>>

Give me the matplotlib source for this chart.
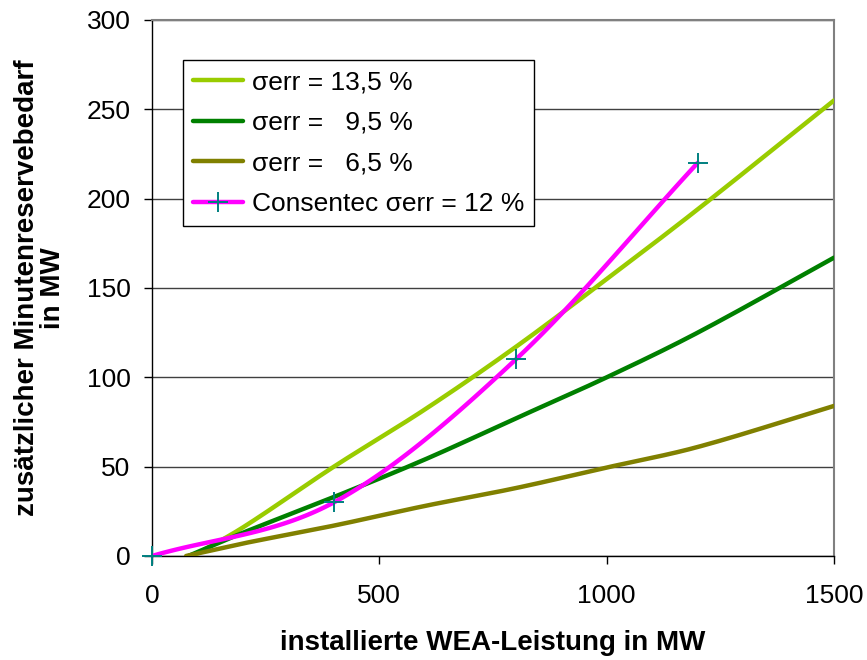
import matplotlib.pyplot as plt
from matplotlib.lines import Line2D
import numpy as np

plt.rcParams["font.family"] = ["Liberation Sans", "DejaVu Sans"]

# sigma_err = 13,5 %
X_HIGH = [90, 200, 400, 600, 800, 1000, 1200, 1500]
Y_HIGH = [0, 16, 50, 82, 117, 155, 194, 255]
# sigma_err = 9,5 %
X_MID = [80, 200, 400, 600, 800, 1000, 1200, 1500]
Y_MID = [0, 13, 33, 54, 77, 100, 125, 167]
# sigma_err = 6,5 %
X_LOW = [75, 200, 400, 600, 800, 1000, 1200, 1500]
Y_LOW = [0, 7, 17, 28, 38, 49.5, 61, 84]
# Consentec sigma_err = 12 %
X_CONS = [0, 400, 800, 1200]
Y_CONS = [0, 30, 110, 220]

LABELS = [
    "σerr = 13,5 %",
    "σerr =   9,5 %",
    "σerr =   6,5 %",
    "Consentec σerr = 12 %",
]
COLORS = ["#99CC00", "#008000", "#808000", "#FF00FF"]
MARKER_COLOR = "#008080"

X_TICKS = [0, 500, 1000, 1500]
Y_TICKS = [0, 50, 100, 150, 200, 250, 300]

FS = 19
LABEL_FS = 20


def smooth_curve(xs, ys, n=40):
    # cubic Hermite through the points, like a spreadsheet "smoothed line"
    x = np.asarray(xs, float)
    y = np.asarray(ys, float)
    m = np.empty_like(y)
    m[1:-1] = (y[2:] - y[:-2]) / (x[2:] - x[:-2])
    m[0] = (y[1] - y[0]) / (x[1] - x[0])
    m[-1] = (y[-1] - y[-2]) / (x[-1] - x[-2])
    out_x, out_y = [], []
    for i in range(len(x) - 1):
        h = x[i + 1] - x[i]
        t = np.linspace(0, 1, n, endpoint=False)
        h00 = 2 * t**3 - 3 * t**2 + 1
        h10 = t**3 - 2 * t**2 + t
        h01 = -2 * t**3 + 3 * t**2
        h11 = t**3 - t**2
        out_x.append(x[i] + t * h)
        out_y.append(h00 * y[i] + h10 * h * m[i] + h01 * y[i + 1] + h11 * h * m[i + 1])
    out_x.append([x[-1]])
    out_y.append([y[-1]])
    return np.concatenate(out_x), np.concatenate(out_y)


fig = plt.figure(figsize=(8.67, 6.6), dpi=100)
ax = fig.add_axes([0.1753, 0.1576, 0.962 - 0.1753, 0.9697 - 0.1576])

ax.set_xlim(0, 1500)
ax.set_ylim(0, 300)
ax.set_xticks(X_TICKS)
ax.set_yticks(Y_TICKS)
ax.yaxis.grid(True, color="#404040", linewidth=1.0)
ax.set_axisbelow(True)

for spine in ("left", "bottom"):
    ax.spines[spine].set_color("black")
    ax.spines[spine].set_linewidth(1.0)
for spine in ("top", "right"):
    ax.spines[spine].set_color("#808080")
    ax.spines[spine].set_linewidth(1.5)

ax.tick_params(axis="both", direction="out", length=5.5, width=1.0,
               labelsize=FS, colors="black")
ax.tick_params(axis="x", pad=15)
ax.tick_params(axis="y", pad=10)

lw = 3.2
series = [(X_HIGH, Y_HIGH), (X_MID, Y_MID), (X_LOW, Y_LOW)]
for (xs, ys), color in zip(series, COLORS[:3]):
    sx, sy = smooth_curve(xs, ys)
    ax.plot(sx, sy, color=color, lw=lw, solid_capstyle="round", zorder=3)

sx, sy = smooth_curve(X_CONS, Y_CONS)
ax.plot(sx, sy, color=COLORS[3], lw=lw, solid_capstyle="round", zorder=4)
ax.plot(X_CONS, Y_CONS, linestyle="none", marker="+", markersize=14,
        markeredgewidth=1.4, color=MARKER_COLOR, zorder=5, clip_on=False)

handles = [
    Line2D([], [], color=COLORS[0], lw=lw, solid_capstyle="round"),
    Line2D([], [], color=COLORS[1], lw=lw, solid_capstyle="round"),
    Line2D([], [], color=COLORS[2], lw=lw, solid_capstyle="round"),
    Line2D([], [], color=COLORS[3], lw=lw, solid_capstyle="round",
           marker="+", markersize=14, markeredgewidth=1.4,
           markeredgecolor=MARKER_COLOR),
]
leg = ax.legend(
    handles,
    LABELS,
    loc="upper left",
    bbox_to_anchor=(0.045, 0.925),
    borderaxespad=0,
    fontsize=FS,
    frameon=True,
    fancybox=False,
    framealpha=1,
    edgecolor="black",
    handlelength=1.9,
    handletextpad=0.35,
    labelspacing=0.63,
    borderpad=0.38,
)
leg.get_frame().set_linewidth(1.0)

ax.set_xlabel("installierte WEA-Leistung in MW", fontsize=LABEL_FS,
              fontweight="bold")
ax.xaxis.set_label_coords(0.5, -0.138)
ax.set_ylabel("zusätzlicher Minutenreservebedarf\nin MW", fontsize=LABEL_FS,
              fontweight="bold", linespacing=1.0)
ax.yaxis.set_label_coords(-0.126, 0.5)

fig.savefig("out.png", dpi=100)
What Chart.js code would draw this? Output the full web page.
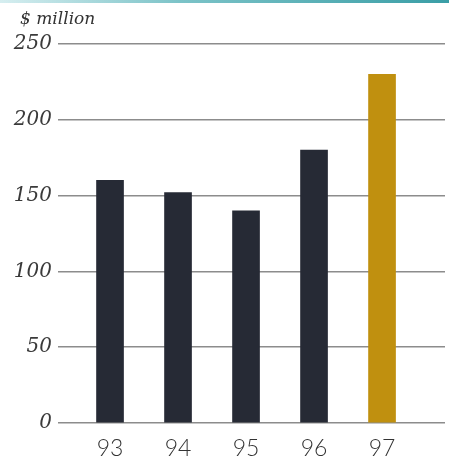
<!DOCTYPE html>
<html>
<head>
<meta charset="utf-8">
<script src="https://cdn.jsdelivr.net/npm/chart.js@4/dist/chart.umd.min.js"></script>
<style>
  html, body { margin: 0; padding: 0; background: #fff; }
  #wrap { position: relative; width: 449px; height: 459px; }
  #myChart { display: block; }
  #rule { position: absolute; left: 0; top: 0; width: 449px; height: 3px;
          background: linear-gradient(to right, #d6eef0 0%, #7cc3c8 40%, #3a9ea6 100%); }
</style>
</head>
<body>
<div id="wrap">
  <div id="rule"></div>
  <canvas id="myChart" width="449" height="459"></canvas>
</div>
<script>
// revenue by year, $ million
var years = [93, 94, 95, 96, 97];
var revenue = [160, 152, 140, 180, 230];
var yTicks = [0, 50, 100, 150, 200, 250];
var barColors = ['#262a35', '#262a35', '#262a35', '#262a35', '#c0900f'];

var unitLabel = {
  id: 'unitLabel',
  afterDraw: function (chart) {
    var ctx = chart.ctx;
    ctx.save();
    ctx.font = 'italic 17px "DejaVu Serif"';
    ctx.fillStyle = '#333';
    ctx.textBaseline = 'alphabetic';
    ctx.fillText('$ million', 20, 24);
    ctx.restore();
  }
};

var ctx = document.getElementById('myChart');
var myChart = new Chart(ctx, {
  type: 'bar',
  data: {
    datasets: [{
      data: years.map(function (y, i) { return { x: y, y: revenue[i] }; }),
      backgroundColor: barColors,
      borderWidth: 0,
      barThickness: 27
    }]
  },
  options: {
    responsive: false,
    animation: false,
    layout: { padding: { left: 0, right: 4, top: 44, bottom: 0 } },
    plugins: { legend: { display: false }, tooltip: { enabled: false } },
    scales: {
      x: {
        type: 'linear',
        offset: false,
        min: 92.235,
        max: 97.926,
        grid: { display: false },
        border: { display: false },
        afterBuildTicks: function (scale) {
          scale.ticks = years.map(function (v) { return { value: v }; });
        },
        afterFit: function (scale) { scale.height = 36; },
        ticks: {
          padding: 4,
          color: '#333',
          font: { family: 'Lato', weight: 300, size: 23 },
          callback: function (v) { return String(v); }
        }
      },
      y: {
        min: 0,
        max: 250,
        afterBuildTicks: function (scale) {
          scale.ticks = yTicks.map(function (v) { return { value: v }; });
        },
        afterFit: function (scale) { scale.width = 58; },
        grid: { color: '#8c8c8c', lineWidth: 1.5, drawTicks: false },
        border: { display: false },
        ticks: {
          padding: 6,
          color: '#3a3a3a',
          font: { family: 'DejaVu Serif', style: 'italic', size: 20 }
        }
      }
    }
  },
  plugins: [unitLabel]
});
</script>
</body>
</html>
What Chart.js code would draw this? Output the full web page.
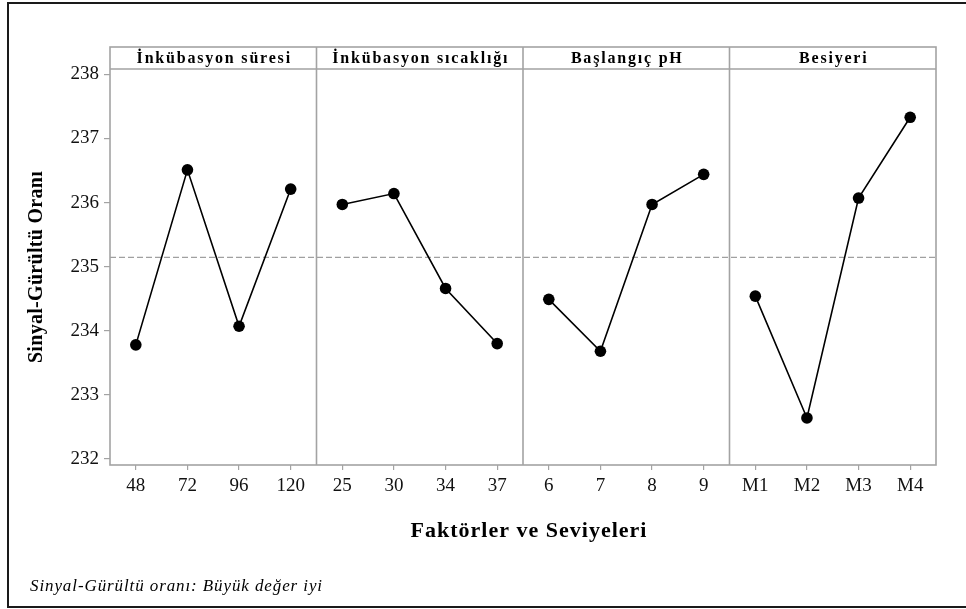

<<

Leave the pictures out and please restate exactly the lines running from the start of the material through the one with "Y_CONS = [0, 30, 110, 220]".

Give me the matplotlib source for this chart.
import matplotlib.pyplot as plt
from matplotlib.lines import Line2D
import numpy as np

plt.rcParams["font.family"] = ["Liberation Sans", "DejaVu Sans"]

# sigma_err = 13,5 %
X_HIGH = [90, 200, 400, 600, 800, 1000, 1200, 1500]
Y_HIGH = [0, 16, 50, 82, 117, 155, 194, 255]
# sigma_err = 9,5 %
X_MID = [80, 200, 400, 600, 800, 1000, 1200, 1500]
Y_MID = [0, 13, 33, 54, 77, 100, 125, 167]
# sigma_err = 6,5 %
X_LOW = [75, 200, 400, 600, 800, 1000, 1200, 1500]
Y_LOW = [0, 7, 17, 28, 38, 49.5, 61, 84]
# Consentec sigma_err = 12 %
X_CONS = [0, 400, 800, 1200]
Y_CONS = [0, 30, 110, 220]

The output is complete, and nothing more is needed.